Comment by teiferer
7 hours ago
> I automate nearly all my tests with AI
How exactly? Do you tell the agent "please write a test for this" or do you also feed it some form of spec to describe what the tested thing is expected to do? And do these tests ever fail?
Asking because the first option essentially just sets the bugs in stone.
Wouldn't it make sense to do it the other way around? You write the test, let the AI generate the code? The test essentially represents the spec and if the AI produces sth which passes all your tests but is still not what you want, then you have a test hole.
I'm not saying my approach is correct, keep that in mind.

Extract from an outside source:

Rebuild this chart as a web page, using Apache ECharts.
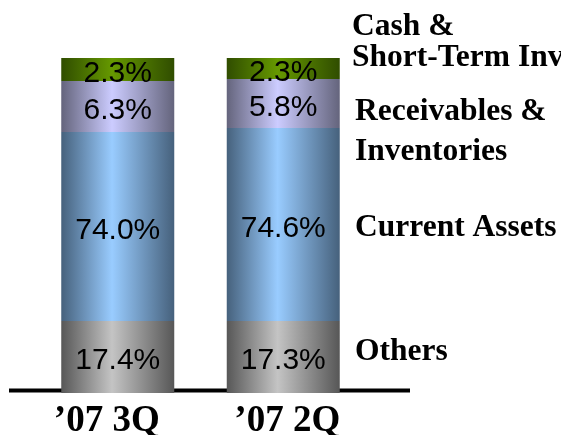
<!DOCTYPE html>
<html>
<head>
<meta charset="utf-8">
<script src="https://cdn.jsdelivr.net/npm/echarts@6/dist/echarts.min.js"></script>
<style>
  html, body { margin: 0; padding: 0; background: #fff; }
  #chart { width: 561px; height: 435px; }
</style>
</head>
<body>
<div id="chart"></div>
<script>
const quarters = ['\u201907 3Q', '\u201907 2Q']
const seriesNames = ['Others', 'Current Assets', 'Receivables & Inventories', 'Cash & Short-Term Investments']

// printed shares (%)
const others = [17.4, 17.3]
const currentAssets = [74.0, 74.6]
const receivables = [6.3, 5.8]
const cash = [2.3, 2.3]

// segment heights as drawn in the picture (share of bar height, not to scale)
const othersDrawn = [21.5, 21.5]
const currentDrawn = [56.4, 57.6]
const receivablesDrawn = [15.2, 14.6]
const cashDrawn = [6.9, 6.3]

const chart = echarts.init(document.getElementById('chart'))

const cyl = (edge, mid) => ({
  type: 'linear', x: 0, y: 0, x2: 1, y2: 0,
  colorStops: [
    { offset: 0, color: edge },
    { offset: 0.45, color: mid },
    { offset: 1, color: edge }
  ]
})

const makeSeries = (name, drawn, printed, color) => ({
  name,
  type: 'bar',
  stack: 'total',
  barWidth: 113,
  z: 5,
  data: drawn.map((v, i) => ({ value: v, printed: printed[i] })),
  itemStyle: { color },
  label: {
    show: true,
    position: 'inside',
    offset: [0, 4],
    fontFamily: 'Liberation Sans',
    fontSize: 30,
    color: '#000',
    formatter: p => p.data.printed.toFixed(1) + '%'
  }
})

const sideFont = 'bold 31.5px "Liberation Serif"'
const sideText = (text, x, y) => ({
  type: 'text',
  x, y,
  style: { text, font: sideFont, fill: '#000', verticalAlign: 'middle' }
})

// first label sits a little left of its bar in the original
const labelPads = [[0, 22, 0, 0], [0, 0, 0, 8]]

const option = {
  animation: false,
  grid: { left: 35, width: 331, top: 58, bottom: 42, outerBoundsMode: 'none', containLabel: false },
  xAxis: {
    type: 'category',
    data: quarters.map((q, i) => ({ value: q, textStyle: { padding: labelPads[i] } })),
    axisLine: { show: false },
    axisTick: { show: false },
    axisLabel: {
      margin: 10,
      fontFamily: 'Liberation Serif',
      fontWeight: 'bold',
      fontSize: 37,
      color: '#000'
    }
  },
  yAxis: {
    type: 'value',
    min: 0,
    max: 100,
    show: false
  },
  series: [
    makeSeries(seriesNames[0], othersDrawn, others, cyl('#575757', '#c4c4c4')),
    makeSeries(seriesNames[1], currentDrawn, currentAssets, cyl('#46617c', '#99ccff')),
    makeSeries(seriesNames[2], receivablesDrawn, receivables, cyl('#64647c', '#ccccff')),
    makeSeries(seriesNames[3], cashDrawn, cash, cyl('#304d00', '#669900'))
  ],
  graphic: {
    z: -1,
    elements: [
      { type: 'line', z: -1, shape: { x1: 9, y1: 390.5, x2: 410, y2: 390.5 }, style: { stroke: '#000', lineWidth: 4 } },
      sideText('Cash &', 352, 27),
      sideText('Short-Term Investments', 352, 58),
      sideText('Receivables &', 355, 112),
      sideText('Inventories', 355, 152),
      sideText('Current Assets', 355, 228),
      sideText('Others', 355, 352)
    ]
  }
}

chart.setOption(option)
</script>
</body>
</html>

I care more about the code than the tests. Tests are verification of my work. And yes, there is a risk of AI "navigating around" bugs, but I found that a lot of the time AI will actually spot a bug and suggest a fix. I also review each line to look for improvements.
Edit: to answer your question, I will typically ask it to test a specific test case or few test cases. Very rarely will I ask it to "add tests everywhere". Yes, these tests frequently fail and the agent will fix on 2nd+ iteration after it runs the tests.
One more thing to add is that a lot of the time agent will add a "dummy" test. I don't really accept those for coverage's sake.
Thanks for your responses!
A follow-up:
> I care more about the code than the tests.
Why is that? Your (product) code has tests. Your test (code) doesn't. So I often find that I need to pay at least as much attention to my tests to ensure quality.
I think you are correct in your assessment. Both are important. If you're gonna have garbage code tests, you're gonna have garbage quality.
I find tests easier to write. Your function(s) may be hundred lines long, but the test is usually setup, run, assert.
I don't have much experience beyond writing unit/integration tests, but individual test cases seem to be simpler than the code they test (linear, no branches).